● What needs to be done: Repeat every line, exactly, from the very first through the one where "0.4028, 0.4865, 0.5232];" appears. Add nothing else.

-*-

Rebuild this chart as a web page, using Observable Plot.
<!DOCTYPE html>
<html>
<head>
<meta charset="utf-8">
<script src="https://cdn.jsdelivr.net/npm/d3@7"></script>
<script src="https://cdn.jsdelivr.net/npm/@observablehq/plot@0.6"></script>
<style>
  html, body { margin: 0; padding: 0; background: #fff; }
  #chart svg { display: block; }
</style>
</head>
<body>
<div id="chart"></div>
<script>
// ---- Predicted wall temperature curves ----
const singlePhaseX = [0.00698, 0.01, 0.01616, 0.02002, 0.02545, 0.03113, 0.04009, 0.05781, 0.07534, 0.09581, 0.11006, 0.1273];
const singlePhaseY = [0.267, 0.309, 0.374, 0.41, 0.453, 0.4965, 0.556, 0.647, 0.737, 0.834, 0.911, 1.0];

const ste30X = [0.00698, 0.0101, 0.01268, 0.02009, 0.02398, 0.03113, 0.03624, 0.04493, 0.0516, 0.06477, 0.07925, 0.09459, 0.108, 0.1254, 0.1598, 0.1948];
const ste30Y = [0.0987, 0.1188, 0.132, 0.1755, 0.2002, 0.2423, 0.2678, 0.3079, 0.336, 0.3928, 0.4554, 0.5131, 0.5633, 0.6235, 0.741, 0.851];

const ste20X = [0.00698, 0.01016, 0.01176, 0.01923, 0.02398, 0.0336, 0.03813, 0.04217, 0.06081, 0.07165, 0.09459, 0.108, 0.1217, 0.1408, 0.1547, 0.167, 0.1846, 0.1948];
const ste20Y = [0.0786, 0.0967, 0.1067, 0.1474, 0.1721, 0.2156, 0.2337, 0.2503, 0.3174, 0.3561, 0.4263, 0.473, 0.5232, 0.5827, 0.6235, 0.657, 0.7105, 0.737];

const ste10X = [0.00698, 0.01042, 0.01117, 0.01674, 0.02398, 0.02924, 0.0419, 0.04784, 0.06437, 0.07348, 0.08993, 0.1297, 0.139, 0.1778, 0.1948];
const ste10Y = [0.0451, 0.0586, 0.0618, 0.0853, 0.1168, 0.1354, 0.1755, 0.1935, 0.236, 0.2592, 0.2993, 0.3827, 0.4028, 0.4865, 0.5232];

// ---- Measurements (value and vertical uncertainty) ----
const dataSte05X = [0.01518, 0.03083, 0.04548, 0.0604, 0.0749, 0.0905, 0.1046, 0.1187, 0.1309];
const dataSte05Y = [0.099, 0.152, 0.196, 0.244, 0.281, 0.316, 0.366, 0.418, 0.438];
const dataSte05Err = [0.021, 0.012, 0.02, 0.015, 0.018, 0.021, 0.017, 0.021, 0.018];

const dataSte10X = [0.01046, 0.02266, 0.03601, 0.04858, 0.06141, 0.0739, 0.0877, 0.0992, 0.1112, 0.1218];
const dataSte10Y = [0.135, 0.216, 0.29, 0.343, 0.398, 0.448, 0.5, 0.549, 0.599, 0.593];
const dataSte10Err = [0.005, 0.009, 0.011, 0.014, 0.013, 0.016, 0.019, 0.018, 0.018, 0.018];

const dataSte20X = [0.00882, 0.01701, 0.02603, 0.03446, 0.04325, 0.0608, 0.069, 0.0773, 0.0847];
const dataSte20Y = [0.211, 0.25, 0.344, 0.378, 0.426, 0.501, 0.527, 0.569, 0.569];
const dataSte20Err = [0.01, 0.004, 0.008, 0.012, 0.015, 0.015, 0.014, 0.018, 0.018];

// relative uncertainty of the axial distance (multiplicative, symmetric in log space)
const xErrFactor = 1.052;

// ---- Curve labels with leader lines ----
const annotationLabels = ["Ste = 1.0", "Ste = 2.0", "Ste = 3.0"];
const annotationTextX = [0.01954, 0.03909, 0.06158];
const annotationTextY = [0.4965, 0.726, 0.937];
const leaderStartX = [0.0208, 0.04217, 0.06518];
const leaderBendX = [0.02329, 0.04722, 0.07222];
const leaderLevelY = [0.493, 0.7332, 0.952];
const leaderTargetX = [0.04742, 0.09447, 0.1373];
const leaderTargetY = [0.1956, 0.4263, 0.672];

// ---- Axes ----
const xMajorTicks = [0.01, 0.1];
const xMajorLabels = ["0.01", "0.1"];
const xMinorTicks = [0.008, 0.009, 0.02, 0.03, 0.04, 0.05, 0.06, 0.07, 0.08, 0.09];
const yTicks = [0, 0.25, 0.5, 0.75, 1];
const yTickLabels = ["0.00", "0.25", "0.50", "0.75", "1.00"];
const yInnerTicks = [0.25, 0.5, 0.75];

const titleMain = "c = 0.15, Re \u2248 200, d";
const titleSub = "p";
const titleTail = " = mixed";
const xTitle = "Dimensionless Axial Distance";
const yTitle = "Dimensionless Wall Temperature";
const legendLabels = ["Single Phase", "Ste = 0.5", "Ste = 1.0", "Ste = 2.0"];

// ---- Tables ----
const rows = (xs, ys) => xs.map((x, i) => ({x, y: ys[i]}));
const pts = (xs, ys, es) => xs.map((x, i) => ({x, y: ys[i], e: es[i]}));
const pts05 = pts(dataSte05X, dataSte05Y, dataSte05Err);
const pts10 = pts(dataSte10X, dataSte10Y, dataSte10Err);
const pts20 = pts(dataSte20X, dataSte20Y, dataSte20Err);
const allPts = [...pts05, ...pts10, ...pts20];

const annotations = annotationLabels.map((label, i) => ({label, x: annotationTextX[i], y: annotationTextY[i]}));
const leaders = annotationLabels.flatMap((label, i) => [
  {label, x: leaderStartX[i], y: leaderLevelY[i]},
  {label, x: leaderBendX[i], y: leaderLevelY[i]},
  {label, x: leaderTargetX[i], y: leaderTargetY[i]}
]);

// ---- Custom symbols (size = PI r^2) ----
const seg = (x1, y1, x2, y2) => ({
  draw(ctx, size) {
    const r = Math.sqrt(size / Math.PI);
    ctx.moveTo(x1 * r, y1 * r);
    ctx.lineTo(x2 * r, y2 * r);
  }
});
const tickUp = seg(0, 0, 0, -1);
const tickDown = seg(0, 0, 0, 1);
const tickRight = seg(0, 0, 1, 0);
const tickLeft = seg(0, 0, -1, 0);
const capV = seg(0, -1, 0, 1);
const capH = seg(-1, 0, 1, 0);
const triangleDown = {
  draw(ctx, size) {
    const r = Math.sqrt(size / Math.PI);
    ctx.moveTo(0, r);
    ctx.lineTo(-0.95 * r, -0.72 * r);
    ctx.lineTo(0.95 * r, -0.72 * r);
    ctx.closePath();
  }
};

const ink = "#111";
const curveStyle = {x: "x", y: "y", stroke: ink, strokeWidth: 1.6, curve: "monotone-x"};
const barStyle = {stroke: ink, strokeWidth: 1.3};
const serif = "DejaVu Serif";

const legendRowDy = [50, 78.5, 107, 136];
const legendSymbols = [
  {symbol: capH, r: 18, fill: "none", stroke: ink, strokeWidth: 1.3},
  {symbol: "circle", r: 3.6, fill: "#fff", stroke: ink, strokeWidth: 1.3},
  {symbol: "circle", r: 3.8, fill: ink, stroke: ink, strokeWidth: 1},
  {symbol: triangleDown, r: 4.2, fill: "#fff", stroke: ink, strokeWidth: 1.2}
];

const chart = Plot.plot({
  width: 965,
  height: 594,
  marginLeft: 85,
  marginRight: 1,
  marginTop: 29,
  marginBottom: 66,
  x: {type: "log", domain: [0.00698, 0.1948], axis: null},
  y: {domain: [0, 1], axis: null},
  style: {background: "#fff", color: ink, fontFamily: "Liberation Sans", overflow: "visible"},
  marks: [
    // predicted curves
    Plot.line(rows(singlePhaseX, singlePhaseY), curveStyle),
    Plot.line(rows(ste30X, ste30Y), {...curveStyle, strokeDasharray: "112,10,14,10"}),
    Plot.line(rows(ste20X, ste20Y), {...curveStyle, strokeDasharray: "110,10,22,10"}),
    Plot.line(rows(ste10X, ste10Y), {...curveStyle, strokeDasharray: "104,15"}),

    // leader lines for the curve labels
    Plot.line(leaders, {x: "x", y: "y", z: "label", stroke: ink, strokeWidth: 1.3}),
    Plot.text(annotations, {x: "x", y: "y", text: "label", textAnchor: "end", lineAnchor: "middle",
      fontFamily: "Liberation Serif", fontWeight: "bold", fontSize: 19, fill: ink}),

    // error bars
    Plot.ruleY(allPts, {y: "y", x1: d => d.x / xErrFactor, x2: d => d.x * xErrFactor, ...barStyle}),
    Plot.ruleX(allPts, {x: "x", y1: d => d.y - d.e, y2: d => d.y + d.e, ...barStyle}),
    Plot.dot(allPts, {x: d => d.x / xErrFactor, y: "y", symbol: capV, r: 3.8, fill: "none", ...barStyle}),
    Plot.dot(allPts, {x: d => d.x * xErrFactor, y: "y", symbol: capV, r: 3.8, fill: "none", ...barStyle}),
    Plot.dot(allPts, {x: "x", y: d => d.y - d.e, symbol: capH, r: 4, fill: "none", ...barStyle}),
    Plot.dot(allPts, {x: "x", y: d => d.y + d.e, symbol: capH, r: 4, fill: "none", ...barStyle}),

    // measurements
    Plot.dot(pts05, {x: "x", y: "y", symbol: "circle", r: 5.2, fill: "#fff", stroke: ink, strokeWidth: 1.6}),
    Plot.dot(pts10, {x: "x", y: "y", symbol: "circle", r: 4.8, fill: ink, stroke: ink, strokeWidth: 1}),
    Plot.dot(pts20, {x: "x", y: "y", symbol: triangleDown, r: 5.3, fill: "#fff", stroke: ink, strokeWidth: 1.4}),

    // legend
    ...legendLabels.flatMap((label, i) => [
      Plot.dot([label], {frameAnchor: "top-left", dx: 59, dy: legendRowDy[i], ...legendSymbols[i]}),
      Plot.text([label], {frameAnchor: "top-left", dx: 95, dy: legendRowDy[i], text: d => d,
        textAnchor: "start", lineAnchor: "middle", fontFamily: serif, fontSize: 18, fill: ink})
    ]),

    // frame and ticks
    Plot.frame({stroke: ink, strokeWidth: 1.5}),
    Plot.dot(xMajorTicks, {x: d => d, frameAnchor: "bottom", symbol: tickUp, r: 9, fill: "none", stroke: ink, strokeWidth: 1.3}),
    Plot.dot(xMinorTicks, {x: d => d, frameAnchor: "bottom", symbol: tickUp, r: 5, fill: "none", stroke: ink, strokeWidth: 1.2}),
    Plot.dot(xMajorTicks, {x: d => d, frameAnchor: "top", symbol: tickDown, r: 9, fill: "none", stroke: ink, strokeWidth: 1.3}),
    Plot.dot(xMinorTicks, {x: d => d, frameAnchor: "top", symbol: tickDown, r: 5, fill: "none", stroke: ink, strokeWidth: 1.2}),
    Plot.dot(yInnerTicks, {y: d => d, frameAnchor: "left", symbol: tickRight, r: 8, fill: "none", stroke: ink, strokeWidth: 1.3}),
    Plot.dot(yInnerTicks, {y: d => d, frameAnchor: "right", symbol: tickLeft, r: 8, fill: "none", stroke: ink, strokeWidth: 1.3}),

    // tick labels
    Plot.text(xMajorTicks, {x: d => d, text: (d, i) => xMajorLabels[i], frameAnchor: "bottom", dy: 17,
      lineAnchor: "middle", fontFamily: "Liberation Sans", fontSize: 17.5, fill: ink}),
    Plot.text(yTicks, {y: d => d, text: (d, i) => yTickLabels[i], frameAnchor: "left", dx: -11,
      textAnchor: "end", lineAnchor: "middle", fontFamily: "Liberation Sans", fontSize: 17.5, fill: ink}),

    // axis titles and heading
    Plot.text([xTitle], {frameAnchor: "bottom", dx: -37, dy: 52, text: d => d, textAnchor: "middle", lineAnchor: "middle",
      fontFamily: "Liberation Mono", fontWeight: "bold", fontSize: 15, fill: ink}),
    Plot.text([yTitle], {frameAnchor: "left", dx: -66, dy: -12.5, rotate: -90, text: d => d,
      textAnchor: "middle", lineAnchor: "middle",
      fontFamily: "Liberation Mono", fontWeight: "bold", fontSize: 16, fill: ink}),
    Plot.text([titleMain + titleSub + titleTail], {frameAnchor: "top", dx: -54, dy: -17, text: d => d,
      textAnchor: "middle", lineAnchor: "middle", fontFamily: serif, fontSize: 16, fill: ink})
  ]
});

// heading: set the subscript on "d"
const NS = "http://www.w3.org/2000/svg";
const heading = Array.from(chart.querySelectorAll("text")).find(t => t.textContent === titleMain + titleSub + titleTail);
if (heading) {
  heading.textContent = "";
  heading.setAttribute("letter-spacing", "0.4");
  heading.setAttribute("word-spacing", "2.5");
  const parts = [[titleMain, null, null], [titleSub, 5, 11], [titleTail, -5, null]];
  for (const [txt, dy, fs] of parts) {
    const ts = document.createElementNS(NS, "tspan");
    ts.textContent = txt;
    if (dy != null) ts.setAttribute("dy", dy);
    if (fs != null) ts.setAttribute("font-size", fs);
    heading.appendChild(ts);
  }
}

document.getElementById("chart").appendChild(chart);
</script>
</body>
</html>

-*-

● Full output:
Rebuild this chart as a web page, using Observable Plot.
<!DOCTYPE html>
<html>
<head>
<meta charset="utf-8">
<script src="https://cdn.jsdelivr.net/npm/d3@7"></script>
<script src="https://cdn.jsdelivr.net/npm/@observablehq/plot@0.6"></script>
<style>
  html, body { margin: 0; padding: 0; background: #fff; }
  #chart svg { display: block; }
</style>
</head>
<body>
<div id="chart"></div>
<script>
// ---- Predicted wall temperature curves ----
const singlePhaseX = [0.00698, 0.01, 0.01616, 0.02002, 0.02545, 0.03113, 0.04009, 0.05781, 0.07534, 0.09581, 0.11006, 0.1273];
const singlePhaseY = [0.267, 0.309, 0.374, 0.41, 0.453, 0.4965, 0.556, 0.647, 0.737, 0.834, 0.911, 1.0];

const ste30X = [0.00698, 0.0101, 0.01268, 0.02009, 0.02398, 0.03113, 0.03624, 0.04493, 0.0516, 0.06477, 0.07925, 0.09459, 0.108, 0.1254, 0.1598, 0.1948];
const ste30Y = [0.0987, 0.1188, 0.132, 0.1755, 0.2002, 0.2423, 0.2678, 0.3079, 0.336, 0.3928, 0.4554, 0.5131, 0.5633, 0.6235, 0.741, 0.851];

const ste20X = [0.00698, 0.01016, 0.01176, 0.01923, 0.02398, 0.0336, 0.03813, 0.04217, 0.06081, 0.07165, 0.09459, 0.108, 0.1217, 0.1408, 0.1547, 0.167, 0.1846, 0.1948];
const ste20Y = [0.0786, 0.0967, 0.1067, 0.1474, 0.1721, 0.2156, 0.2337, 0.2503, 0.3174, 0.3561, 0.4263, 0.473, 0.5232, 0.5827, 0.6235, 0.657, 0.7105, 0.737];

const ste10X = [0.00698, 0.01042, 0.01117, 0.01674, 0.02398, 0.02924, 0.0419, 0.04784, 0.06437, 0.07348, 0.08993, 0.1297, 0.139, 0.1778, 0.1948];
const ste10Y = [0.0451, 0.0586, 0.0618, 0.0853, 0.1168, 0.1354, 0.1755, 0.1935, 0.236, 0.2592, 0.2993, 0.3827, 0.4028, 0.4865, 0.5232];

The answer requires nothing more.